There was the sound of birds chirping in one ear; in the other, the sounds of worship music playing through my headphones.
In one piece of the sky shone a half moon brightly; in the other, the rays of soft purple and pink were bursting through the sky to say good morning to the world!
It's a beautiful day in God's creation. This marked yet another version of a "perfect run".
No timer today. No calorie counter. And no friends. Just me and my dog, Dexter, on this quiet, gorgeous morning.
Lately, I've been on my own for runs. My buddy, Alyssa, has had races back to back so she has needed her rest. So I've endeavored on my own yet again. It has been over a year since I've run on my own consistently, really. The first few times, it was hard. I missed her! (And I still do...) but I also forgot the peace it can be to hear the beautfiul noises of the morning and allow my thoughts to run deep and my prayers to run deeper.
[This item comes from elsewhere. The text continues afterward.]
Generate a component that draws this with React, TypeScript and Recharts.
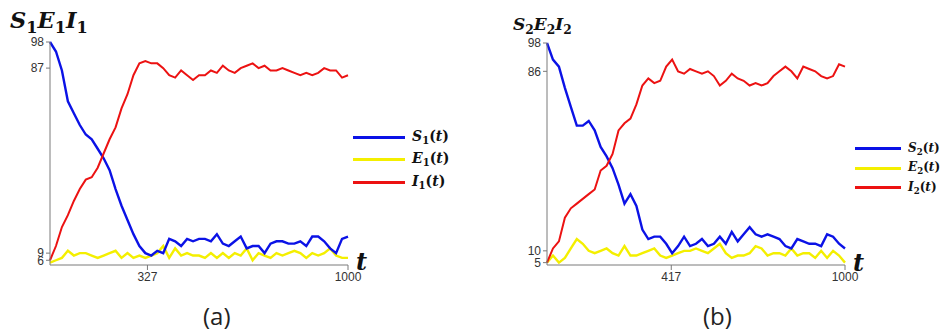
import { LineChart, Line, XAxis, YAxis } from "recharts";

// time grid, one sample every 20 steps
const TIME = Array.from({ length: 51 }, (_, k) => k * 20);

// panel (a)
const S1 = [
  98, 94, 86, 73, 68, 63, 59, 57, 53, 49, 44, 36, 29, 23, 17, 12, 9, 8, 10, 9, 15, 14, 12, 15, 14, 15,
  15, 14, 17, 13, 12, 14, 16, 11, 12, 12, 9, 13, 14, 14, 13, 13, 14, 12, 16, 16, 14, 11, 9, 15, 16,
];
const E1 = [
  5, 6, 7, 10, 8, 9, 9, 8, 7, 8, 9, 10, 7, 9, 7, 8, 7, 8, 9, 12, 7, 11, 8, 9, 8, 8, 7, 9, 7, 9, 7, 9,
  8, 11, 6, 9, 8, 7, 9, 8, 9, 10, 9, 7, 9, 8, 9, 11, 8, 7, 7,
];
const I1 = [
  6, 12, 20, 25, 31, 36, 40, 41, 45, 51, 57, 62, 70, 76, 84, 89, 90, 89, 89, 87, 84, 83, 86, 84, 82, 84,
  84, 86, 85, 88, 86, 85, 87, 88, 89, 87, 88, 86, 86, 87, 86, 85, 84, 85, 84, 85, 87, 86, 86, 83, 84,
];

// panel (b)
const S2 = [
  98, 91, 88, 79, 71, 63, 63, 65, 61, 54, 50, 45, 38, 30, 34, 29, 19, 15, 16, 16, 13, 9, 12, 16, 12, 13,
  15, 12, 13, 16, 13, 18, 14, 17, 20, 17, 16, 17, 16, 15, 12, 11, 15, 14, 13, 13, 12, 17, 16, 13, 11,
];
const E2 = [
  5, 8, 5, 7, 11, 15, 13, 10, 9, 10, 11, 9, 8, 12, 8, 8, 9, 10, 11, 8, 7, 8, 9, 10, 10, 11, 10, 9, 11,
  13, 9, 7, 8, 8, 9, 12, 11, 8, 9, 9, 8, 11, 8, 9, 9, 7, 10, 7, 10, 8, 5,
];
const I2 = [
  5, 11, 14, 24, 28, 30, 32, 34, 36, 44, 46, 51, 61, 64, 66, 72, 80, 83, 81, 82, 88, 91, 86, 85, 87, 86,
  85, 86, 84, 80, 82, 85, 83, 82, 80, 81, 80, 81, 84, 86, 88, 86, 83, 88, 87, 86, 84, 83, 84, 89, 88,
];

const X_TICKS_A = [327, 1000];
const Y_TICKS_A = [6, 9, 87, 98];
const X_TICKS_B = [417, 1000];
const Y_TICKS_B = [5, 10, 86, 98];

const COLORS = { s: "#0b12e6", e: "#f4ef00", i: "#ec1212" };
const AXIS = "#7a7a7a";
const MATH_FONT = "'DejaVu Serif', 'Liberation Serif', serif";
const tickStyle = { fontSize: 12, fill: "#333", fontFamily: "'Liberation Sans', Arial, sans-serif" };

const build = (s: number[], e: number[], i: number[]) =>
  TIME.map((t, k) => ({ t, s: s[k], e: e[k], i: i[k] }));

type PanelProps = {
  left: number;
  top: number;
  data: Array<Record<string, number>>;
  xTicks: number[];
  yTicks: number[];
};

const Panel = ({ left, top, data, xTicks, yTicks }: PanelProps) => (
  <div style={{ position: "absolute", left, top: 0 }}>
    <LineChart width={470} height={334} data={data} margin={{ top, right: 122, bottom: 39, left: 0 }}>
      <XAxis
        dataKey="t"
        type="number"
        domain={[0, 1000]}
        ticks={xTicks}
        interval={0}
        height={30}
        stroke={AXIS}
        tickSize={5}
        tick={tickStyle}
      />
      <YAxis
        type="number"
        domain={[4, 98]}
        ticks={yTicks}
        interval={0}
        width={50}
        stroke={AXIS}
        tickSize={4}
        tickMargin={2}
        tick={tickStyle}
      />
      <Line dataKey="e" stroke={COLORS.e} strokeWidth={2.4} dot={false} isAnimationActive={false} />
      <Line dataKey="s" stroke={COLORS.s} strokeWidth={2.4} dot={false} isAnimationActive={false} />
      <Line dataKey="i" stroke={COLORS.i} strokeWidth={2} dot={false} isAnimationActive={false} />
    </LineChart>
  </div>
);

const Sub = ({ n }: { n: string }) => (
  <sub style={{ fontStyle: "normal", fontSize: "0.72em", verticalAlign: "-0.3em" }}>{n}</sub>
);

type LegendProps = { left: number; top: number; gap: number; lineW: number; fontSize: number; n: string };

const LegendBox = ({ left, top, gap, lineW, fontSize, n }: LegendProps) => {
  const rows = [
    { key: "S", color: COLORS.s },
    { key: "E", color: COLORS.e },
    { key: "I", color: COLORS.i },
  ];
  return (
    <div style={{ position: "absolute", left, top, fontFamily: MATH_FONT, fontWeight: "bold", fontSize, color: "#111" }}>
      {rows.map((r) => (
        <div key={r.key} style={{ display: "flex", alignItems: "center", height: gap }}>
          <div style={{ width: lineW, height: 3, background: r.color, marginRight: 7 }} />
          <span style={{ lineHeight: 1, whiteSpace: "nowrap" }}>
            <i>{r.key}</i>
            <Sub n={n} />(<i>t</i>)
          </span>
        </div>
      ))}
    </div>
  );
};

const Title = ({ left, top, fontSize, n }: { left: number; top: number; fontSize: number; n: string }) => (
  <div style={{ position: "absolute", left, top, fontFamily: MATH_FONT, fontWeight: "bold", fontStyle: "italic", fontSize, lineHeight: 1, color: "#111" }}>
    S<Sub n={n} />E<Sub n={n} />I<Sub n={n} />
  </div>
);

const TLabel = ({ left, top }: { left: number; top: number }) => (
  <div style={{ position: "absolute", left, top, fontFamily: MATH_FONT, fontWeight: "bold", fontStyle: "italic", fontSize: 24, lineHeight: 1, color: "#111" }}>
    t
  </div>
);

const Caption = ({ left, text }: { left: number; text: string }) => (
  <div style={{ position: "absolute", left, top: 302, fontFamily: "'Open Sans', 'Noto Sans', sans-serif", fontSize: 24, lineHeight: 1.2, color: "#222" }}>
    {text}
  </div>
);

export default function App() {
  const dataA = build(S1, E1, I1);
  const dataB = build(S2, E2, I2);
  return (
    <div style={{ position: "absolute", left: 0, top: 0, width: 943, height: 334, background: "#fff", overflow: "hidden" }}>
      <Panel left={0} top={42} data={dataA} xTicks={X_TICKS_A} yTicks={Y_TICKS_A} />
      <Panel left={497} top={43} data={dataB} xTicks={X_TICKS_B} yTicks={Y_TICKS_B} />
      <Title left={10} top={9} fontSize={22.5} n="1" />
      <Title left={513} top={16} fontSize={17} n="2" />
      <LegendBox left={353} top={126} gap={22.5} lineW={52} fontSize={14} n="1" />
      <LegendBox left={855} top={139} gap={19.5} lineW={46} fontSize={12} n="2" />
      <TLabel left={356} top={250} />
      <TLabel left={853} top={251} />
      <Caption left={203} text="(a)" />
      <Caption left={703} text="(b)" />
    </div>
  );
}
It is on these "alone" runs that I do my best thinking. I clear my head the most. I breathe a little differently. My pace may not be as quick, but some runs, it is good to just be out, and not be competeing against myself for a time or a diastance....but simply to be out, remembering the joy of why I love to run so much. It is in these moments, I feel "Free".
Free of my anxieties.
Free of my responsibilities.
Free of my time constraints.
Free of my to-do list.
Free from my past.
Free from my hurts.
Free to dream.
Free to run.
Free to sing while I run.
Free to laugh at myself.
Free to be me!!!
It is one place where there are no expectations of me (unless, I, of course, put them there).
A Perfect Run. A perfect way to start my day. A way to see myself through God's eyes again. In the busy aspect of life, this goes by the wayside far too often and the world's voice can be loud. On the runs, I can hear God so clearly and see His beauty and feel His presence.
A perfect beginning.
Each day, God gives me a new slate. On some occassions, I use that slate well-I allow myself to be Free, as He's called me to be....Free to dance. Free to run. Free from my past. Free from sin. Free from the world's version of who I should be. Free to love who He's made me to be.
Still, on other ocassions, I struggle with this and I allow the anxieties to bog me down. I allow myself to get stuck in all the negative things said to me by someone or even by my own self. I allow frustrations to build. I become a prisoner of my mind in some cases.
Some days this can be unavoidable. I have an anxiety disorder. I don't talk about it often because so few people understand that, unless they themselves experience it. People want to tell me to "just breathe" or "just think about something else" or "just pray" or "just don't let it get to you."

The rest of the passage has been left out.